Tuesday, January 31, 2006
The Wrap That Baby in a Community of Love Blanket is done and delivered and Before the Baby's Birth!! We are grateful that the baby is late rather than early, however. Can you see the tired eyes and hands in this photo or are you blinded by the beauty of the blanket???
Made of Baby Ull, the blanket is soft and cuddly. However, to make the blanket stronger and to give it a longer life, I backed the blanket (after blocking) with light weight soft polar fleece. I've done this before and learned that you need to block the blanket first, spread out the polar fleece on the floor and then try to center the blanket on top of the polar fleece. Step 2 is to tie to tack the corners of the squares to the polar fleece. Step 3 is to pin the edges of the blanket to the fleece. Then, step 4 is to flip the blanket over, trim the polar fleece, fold under the edges and hand stitch the fleece to the edge of the blanket with tiny stitches.
Beware the over eager knitter who tries to assemble this in a different order!! I have unstitched the tiny edge stitches three times in a queen size knit blanket/backing combo and have only barely lived to tell the gruesome story.
Here are photos of the blanket in more close up, for those who want to see the stitches used in the squares. You can see that I used a crocheted shell lace edging. I applied the edging after blocking and before applying the fleece backing. I stitched the folded fleece edge to the bottom edge of the shell lace.
And, here I am with Diana Rose Diamond, my 14 year old's favorite doll from her childhood. Diana is a great model for baby clothes, including the hat and booties made to match the blanket.
Since the real babe has not yet showed its cuteness to the world, I don't have a photo of the real thing. However, the mother is thrilled beyond words with the blanket, the love and the dedication that went into the project.
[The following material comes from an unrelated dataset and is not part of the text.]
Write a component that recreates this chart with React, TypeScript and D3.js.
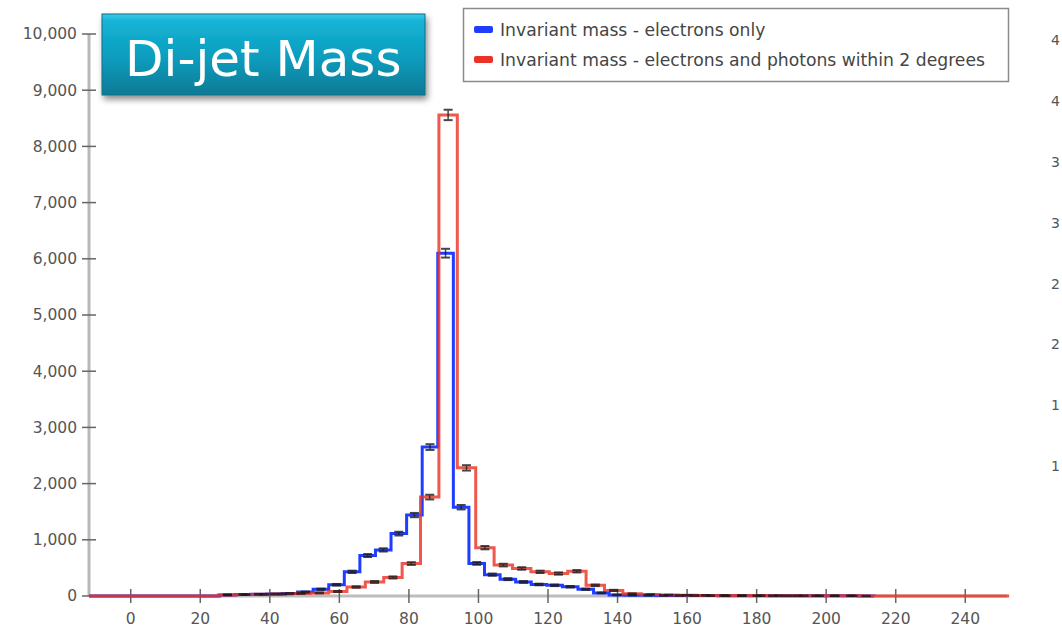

She is impressed with the variety of stitches, patterns and creativity that went into the project. I taught her to knit 18 months ago and for Christmas 2005 she knit her husband a pair of socks, teaching herself to do so from Sally Mellville's book!!!
Everytime I organize a group project blanket, I begin the event with great anticipation and excitement. Then, about 80% of the way through I hit a wall. It's hard enough to assemble pieces knit from one's own hands. We all know that pieces are identical only in theory! Each piece, knit with the same number of stitches, same number of rows, same gauge, same yarn seems to take on a character and shape of its own!! Pieces knit by many individual hands take on the characters of each knitter. There always seem to be some squares that refuse to be square: they are rectangles that snub their noses at the required dimensions. Only with great ingenuity, slight of hand and frantic crocheting around the edges is it possible to piece the thing together in something that will resemble a large rectangle rather than a multi-sided polygon.
Blabbering and muttering at this point in the assembly process I promise NEVER to take on this type of project again! I force my daughter to promise that she will prevent me, by force if necessary, from ever again even suggesting that I will take on such a project!
Next, after assembling all the pieces in an artistic order, I mutter to myself that edgings are out of date, that I should let the item stand alone! Who am I kidding?? Edgings, lace or fringe, hold the piece together, provide stability, show off the inside with pride. And, so, I apply a frame.
Then, I look at the creation and it is dazzlingly beautiful! More beautiful than the sum of the parts. More beautiful than anyone imagined. The love, perseverence and pride of all the assembled knitters and crocheters shine through. And the recipient tears up, feeling the love of each person in each square. She will think about each person whenever she picks up the blanket from a different section. She will always know that Alice made her first center-out lace on this square, and that Diana dedicated herself to every stitch of that purple square, and that Joan's heart square is a symbol of love, and that Gerda's more than 80 years of knitting experience assembled and joined the squares, and so on.
And I can't wait to start the next group project!!